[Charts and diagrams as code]
>> start
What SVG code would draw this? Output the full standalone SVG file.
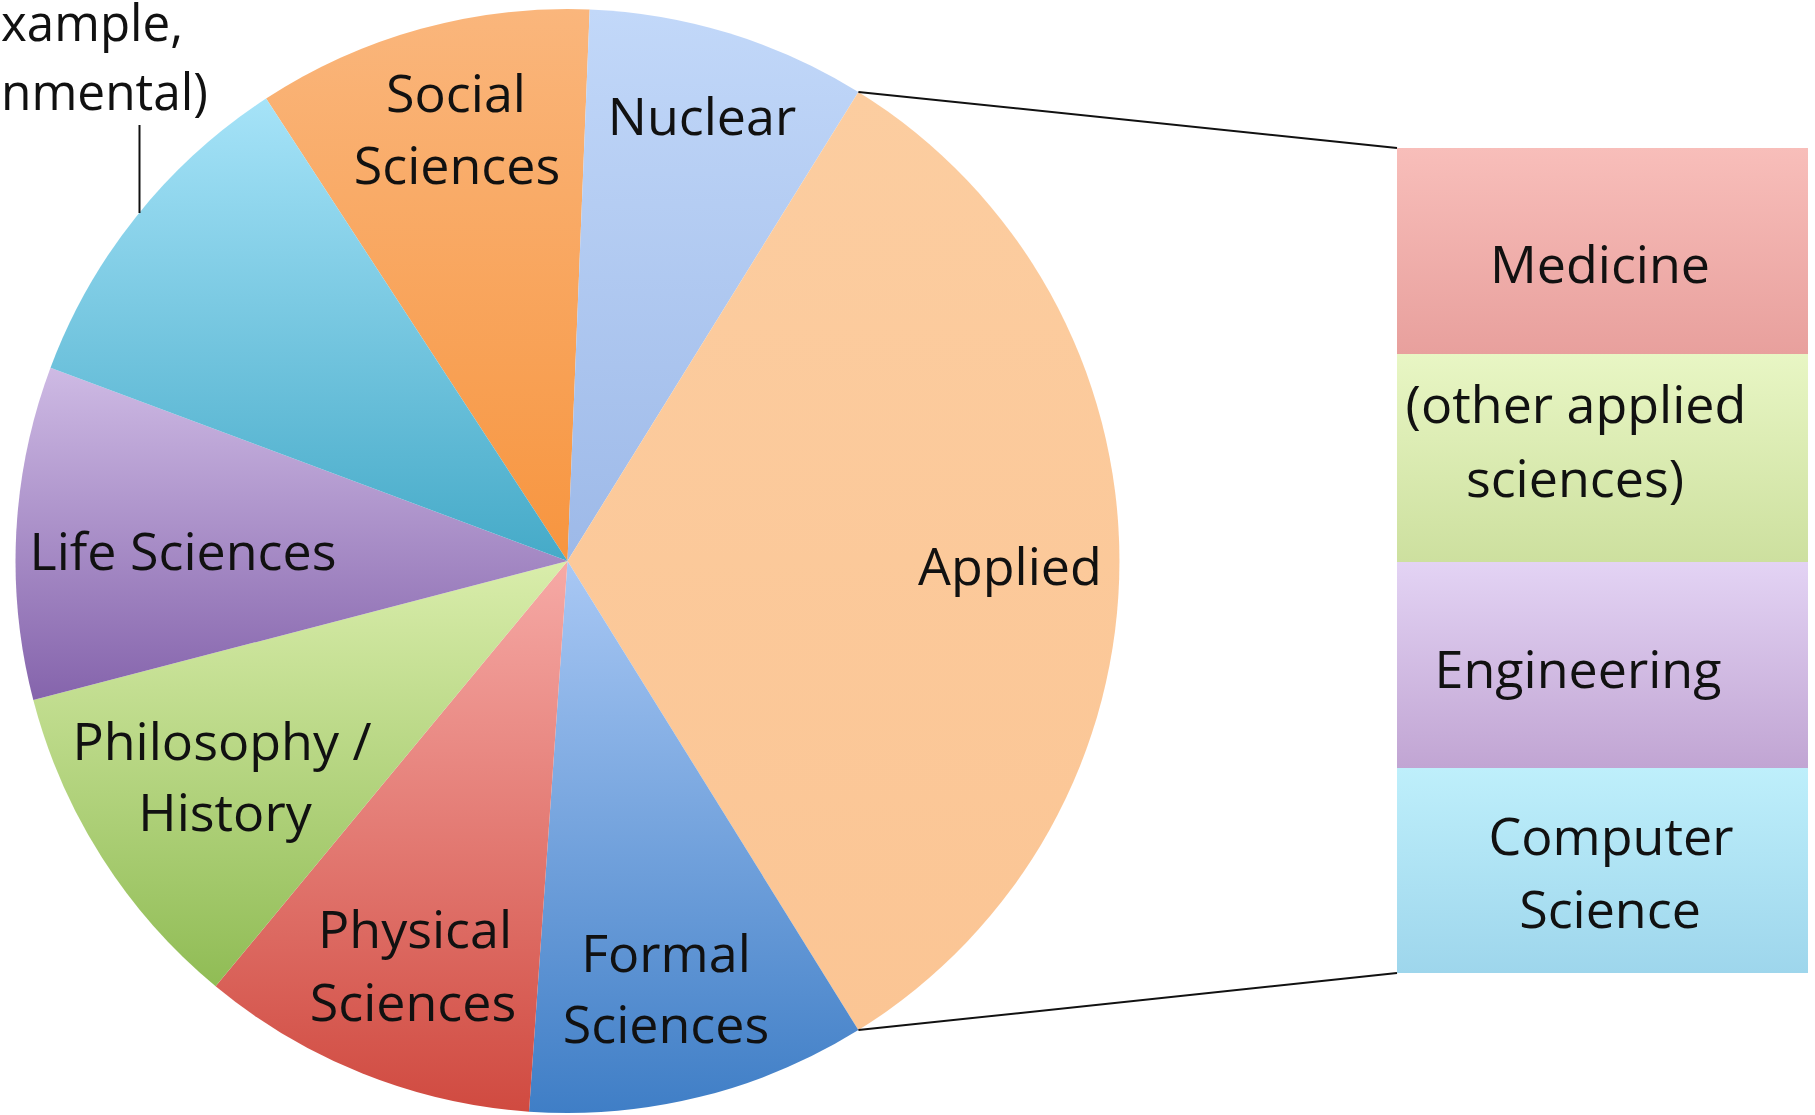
<svg xmlns="http://www.w3.org/2000/svg" width="1815" height="1115" viewBox="0 0 1815 1115">
  <defs>
    <linearGradient id="gSocial" x1="0" y1="0" x2="0" y2="1"><stop offset="0" stop-color="#FAB67C"/><stop offset="1" stop-color="#F7953F"/></linearGradient>
    <linearGradient id="gNuclear" x1="0" y1="0" x2="0" y2="1"><stop offset="0" stop-color="#C2D8F9"/><stop offset="1" stop-color="#9DB9E8"/></linearGradient>
    <linearGradient id="gApplied" x1="0" y1="0" x2="0" y2="1"><stop offset="0" stop-color="#FCCDA0"/><stop offset="1" stop-color="#FBC594"/></linearGradient>
    <linearGradient id="gFormal" x1="0" y1="0" x2="0" y2="1"><stop offset="0" stop-color="#A9C8F4"/><stop offset="1" stop-color="#3F7EC6"/></linearGradient>
    <linearGradient id="gPhysical" x1="0" y1="0" x2="0" y2="1"><stop offset="0" stop-color="#F6AAA6"/><stop offset="1" stop-color="#D04A40"/></linearGradient>
    <linearGradient id="gPhilo" x1="0" y1="0" x2="0" y2="1"><stop offset="0" stop-color="#D9EDAB"/><stop offset="1" stop-color="#90BC55"/></linearGradient>
    <linearGradient id="gLife" x1="0" y1="0" x2="0" y2="1"><stop offset="0" stop-color="#CEBAE4"/><stop offset="1" stop-color="#8564AC"/></linearGradient>
    <linearGradient id="gEnv" x1="0" y1="0" x2="0" y2="1"><stop offset="0" stop-color="#A6E3F8"/><stop offset="1" stop-color="#45AAC8"/></linearGradient>
    <linearGradient id="gMed" x1="0" y1="0" x2="0" y2="1"><stop offset="0" stop-color="#F8BEBA"/><stop offset="1" stop-color="#E8A09D"/></linearGradient>
    <linearGradient id="gOther" x1="0" y1="0" x2="0" y2="1"><stop offset="0" stop-color="#E8F6C4"/><stop offset="1" stop-color="#CDE09F"/></linearGradient>
    <linearGradient id="gEng" x1="0" y1="0" x2="0" y2="1"><stop offset="0" stop-color="#E3D3F4"/><stop offset="1" stop-color="#C1A5D3"/></linearGradient>
    <linearGradient id="gCS" x1="0" y1="0" x2="0" y2="1"><stop offset="0" stop-color="#BEEFFB"/><stop offset="1" stop-color="#9ED6EC"/></linearGradient>
  </defs>
  <style>
    .lbl { font-family: "Open Sans", "Liberation Sans", sans-serif; font-size: 52px; fill: #111111; text-anchor: middle; }
    .lblStart { font-family: "Open Sans", "Liberation Sans", sans-serif; font-size: 52px; fill: #111111; text-anchor: start; }
    .conn { stroke: #111111; stroke-width: 2; fill: none; }
  </style>
  <rect x="0" y="0" width="1815" height="1115" fill="#FFFFFF"/>

  <g id="slice-social">
    <path d="M567.5 561 L266.1 98.6 A552 552 0 0 1 589.7 9.4 Z" fill="url(#gSocial)"/>
    <text class="lbl" x="456" y="112">Social</text>
    <text class="lbl" x="457" y="184">Sciences</text>
  </g>
  <g id="slice-nuclear">
    <path d="M567.5 561 L589.7 9.4 A552 552 0 0 1 858.4 91.9 Z" fill="url(#gNuclear)"/>
    <text class="lbl" x="702" y="135">Nuclear</text>
  </g>
  <g id="slice-applied">
    <path d="M567.5 561 L858.4 91.9 A552 552 0 0 1 858.4 1030.1 Z" fill="url(#gApplied)"/>
    <text class="lbl" x="1010" y="585">Applied</text>
  </g>
  <g id="slice-formal">
    <path d="M567.5 561 L858.4 1030.1 A552 552 0 0 1 529.0 1111.7 Z" fill="url(#gFormal)"/>
    <text class="lbl" x="666" y="972">Formal</text>
    <text class="lbl" x="666" y="1043">Sciences</text>
  </g>
  <g id="slice-physical">
    <path d="M567.5 561 L529.0 1111.7 A552 552 0 0 1 215.6 986.3 Z" fill="url(#gPhysical)"/>
    <text class="lbl" x="415" y="948">Physical</text>
    <text class="lbl" x="413" y="1021">Sciences</text>
  </g>
  <g id="slice-philosophy">
    <path d="M567.5 561 L215.6 986.3 A552 552 0 0 1 33.3 700.1 Z" fill="url(#gPhilo)"/>
    <text class="lbl" x="222" y="760">Philosophy /</text>
    <text class="lbl" x="225" y="831">History</text>
  </g>
  <g id="slice-life">
    <path d="M567.5 561 L33.3 700.1 A552 552 0 0 1 50.5 367.7 Z" fill="url(#gLife)"/>
    <text class="lbl" x="183" y="570">Life Sciences</text>
  </g>
  <g id="slice-environmental">
    <path d="M567.5 561 L50.5 367.7 A552 552 0 0 1 266.1 98.6 Z" fill="url(#gEnv)"/>
    <text class="lblStart" x="1" y="41" textLength="182" lengthAdjust="spacingAndGlyphs">xample,</text>
    <text class="lblStart" x="1" y="110" textLength="207" lengthAdjust="spacingAndGlyphs">nmental)</text>
  </g>

  <g id="applied-breakdown">
    <g id="box-medicine">
      <rect x="1397" y="148" width="411" height="206" fill="url(#gMed)"/>
      <text class="lbl" x="1600" y="283">Medicine</text>
    </g>
    <g id="box-other">
      <rect x="1397" y="354" width="411" height="208" fill="url(#gOther)"/>
      <text class="lbl" x="1576" y="423">(other applied</text>
      <text class="lbl" x="1575" y="497">sciences)</text>
    </g>
    <g id="box-engineering">
      <rect x="1397" y="562" width="411" height="206" fill="url(#gEng)"/>
      <text class="lbl" x="1578" y="688">Engineering</text>
    </g>
    <g id="box-cs">
      <rect x="1397" y="768" width="411" height="205" fill="url(#gCS)"/>
      <text class="lbl" x="1611" y="855">Computer</text>
      <text class="lbl" x="1610" y="928">Science</text>
    </g>
  </g>

  <g id="connectors">
    <line class="conn" x1="858.4" y1="91.9" x2="1397" y2="148"/>
    <line class="conn" x1="858.4" y1="1030.1" x2="1397" y2="973"/>
    <line class="conn" x1="139.5" y1="125" x2="139.5" y2="213" stroke-width="1.5"/>
  </g>
</svg>
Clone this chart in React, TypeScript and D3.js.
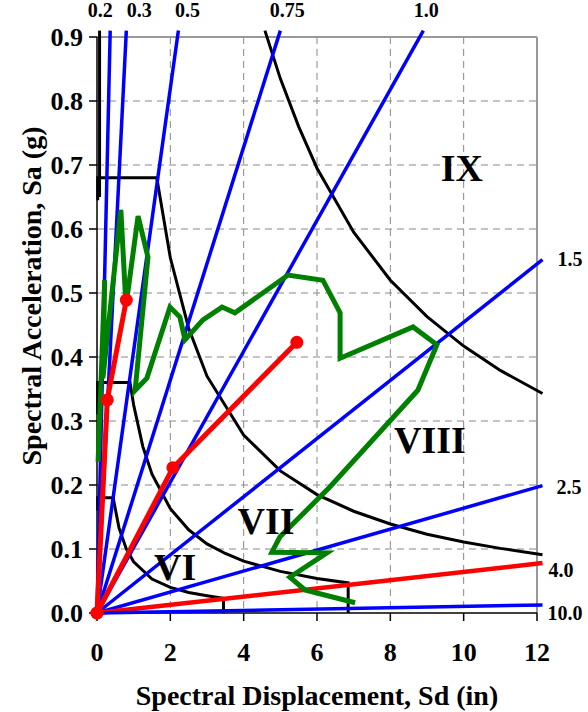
>> end
● **TASK DETAILS**: Restate the data above word for word. Do not include the images.

● **TASK OUTPUT**:
What SVG code would draw this? Output the full standalone SVG file.
<svg xmlns="http://www.w3.org/2000/svg" width="1815" height="1115" viewBox="0 0 1815 1115">
  <defs>
    <linearGradient id="gSocial" x1="0" y1="0" x2="0" y2="1"><stop offset="0" stop-color="#FAB67C"/><stop offset="1" stop-color="#F7953F"/></linearGradient>
    <linearGradient id="gNuclear" x1="0" y1="0" x2="0" y2="1"><stop offset="0" stop-color="#C2D8F9"/><stop offset="1" stop-color="#9DB9E8"/></linearGradient>
    <linearGradient id="gApplied" x1="0" y1="0" x2="0" y2="1"><stop offset="0" stop-color="#FCCDA0"/><stop offset="1" stop-color="#FBC594"/></linearGradient>
    <linearGradient id="gFormal" x1="0" y1="0" x2="0" y2="1"><stop offset="0" stop-color="#A9C8F4"/><stop offset="1" stop-color="#3F7EC6"/></linearGradient>
    <linearGradient id="gPhysical" x1="0" y1="0" x2="0" y2="1"><stop offset="0" stop-color="#F6AAA6"/><stop offset="1" stop-color="#D04A40"/></linearGradient>
    <linearGradient id="gPhilo" x1="0" y1="0" x2="0" y2="1"><stop offset="0" stop-color="#D9EDAB"/><stop offset="1" stop-color="#90BC55"/></linearGradient>
    <linearGradient id="gLife" x1="0" y1="0" x2="0" y2="1"><stop offset="0" stop-color="#CEBAE4"/><stop offset="1" stop-color="#8564AC"/></linearGradient>
    <linearGradient id="gEnv" x1="0" y1="0" x2="0" y2="1"><stop offset="0" stop-color="#A6E3F8"/><stop offset="1" stop-color="#45AAC8"/></linearGradient>
    <linearGradient id="gMed" x1="0" y1="0" x2="0" y2="1"><stop offset="0" stop-color="#F8BEBA"/><stop offset="1" stop-color="#E8A09D"/></linearGradient>
    <linearGradient id="gOther" x1="0" y1="0" x2="0" y2="1"><stop offset="0" stop-color="#E8F6C4"/><stop offset="1" stop-color="#CDE09F"/></linearGradient>
    <linearGradient id="gEng" x1="0" y1="0" x2="0" y2="1"><stop offset="0" stop-color="#E3D3F4"/><stop offset="1" stop-color="#C1A5D3"/></linearGradient>
    <linearGradient id="gCS" x1="0" y1="0" x2="0" y2="1"><stop offset="0" stop-color="#BEEFFB"/><stop offset="1" stop-color="#9ED6EC"/></linearGradient>
  </defs>
  <style>
    .lbl { font-family: "Open Sans", "Liberation Sans", sans-serif; font-size: 52px; fill: #111111; text-anchor: middle; }
    .lblStart { font-family: "Open Sans", "Liberation Sans", sans-serif; font-size: 52px; fill: #111111; text-anchor: start; }
    .conn { stroke: #111111; stroke-width: 2; fill: none; }
  </style>
  <rect x="0" y="0" width="1815" height="1115" fill="#FFFFFF"/>

  <g id="slice-social">
    <path d="M567.5 561 L266.1 98.6 A552 552 0 0 1 589.7 9.4 Z" fill="url(#gSocial)"/>
    <text class="lbl" x="456" y="112">Social</text>
    <text class="lbl" x="457" y="184">Sciences</text>
  </g>
  <g id="slice-nuclear">
    <path d="M567.5 561 L589.7 9.4 A552 552 0 0 1 858.4 91.9 Z" fill="url(#gNuclear)"/>
    <text class="lbl" x="702" y="135">Nuclear</text>
  </g>
  <g id="slice-applied">
    <path d="M567.5 561 L858.4 91.9 A552 552 0 0 1 858.4 1030.1 Z" fill="url(#gApplied)"/>
    <text class="lbl" x="1010" y="585">Applied</text>
  </g>
  <g id="slice-formal">
    <path d="M567.5 561 L858.4 1030.1 A552 552 0 0 1 529.0 1111.7 Z" fill="url(#gFormal)"/>
    <text class="lbl" x="666" y="972">Formal</text>
    <text class="lbl" x="666" y="1043">Sciences</text>
  </g>
  <g id="slice-physical">
    <path d="M567.5 561 L529.0 1111.7 A552 552 0 0 1 215.6 986.3 Z" fill="url(#gPhysical)"/>
    <text class="lbl" x="415" y="948">Physical</text>
    <text class="lbl" x="413" y="1021">Sciences</text>
  </g>
  <g id="slice-philosophy">
    <path d="M567.5 561 L215.6 986.3 A552 552 0 0 1 33.3 700.1 Z" fill="url(#gPhilo)"/>
    <text class="lbl" x="222" y="760">Philosophy /</text>
    <text class="lbl" x="225" y="831">History</text>
  </g>
  <g id="slice-life">
    <path d="M567.5 561 L33.3 700.1 A552 552 0 0 1 50.5 367.7 Z" fill="url(#gLife)"/>
    <text class="lbl" x="183" y="570">Life Sciences</text>
  </g>
  <g id="slice-environmental">
    <path d="M567.5 561 L50.5 367.7 A552 552 0 0 1 266.1 98.6 Z" fill="url(#gEnv)"/>
    <text class="lblStart" x="1" y="41" textLength="182" lengthAdjust="spacingAndGlyphs">xample,</text>
    <text class="lblStart" x="1" y="110" textLength="207" lengthAdjust="spacingAndGlyphs">nmental)</text>
  </g>

  <g id="applied-breakdown">
    <g id="box-medicine">
      <rect x="1397" y="148" width="411" height="206" fill="url(#gMed)"/>
      <text class="lbl" x="1600" y="283">Medicine</text>
    </g>
    <g id="box-other">
      <rect x="1397" y="354" width="411" height="208" fill="url(#gOther)"/>
      <text class="lbl" x="1576" y="423">(other applied</text>
      <text class="lbl" x="1575" y="497">sciences)</text>
    </g>
    <g id="box-engineering">
      <rect x="1397" y="562" width="411" height="206" fill="url(#gEng)"/>
      <text class="lbl" x="1578" y="688">Engineering</text>
    </g>
    <g id="box-cs">
      <rect x="1397" y="768" width="411" height="205" fill="url(#gCS)"/>
      <text class="lbl" x="1611" y="855">Computer</text>
      <text class="lbl" x="1610" y="928">Science</text>
    </g>
  </g>

  <g id="connectors">
    <line class="conn" x1="858.4" y1="91.9" x2="1397" y2="148"/>
    <line class="conn" x1="858.4" y1="1030.1" x2="1397" y2="973"/>
    <line class="conn" x1="139.5" y1="125" x2="139.5" y2="213" stroke-width="1.5"/>
  </g>
</svg>
Clone this chart in React, TypeScript and D3.js.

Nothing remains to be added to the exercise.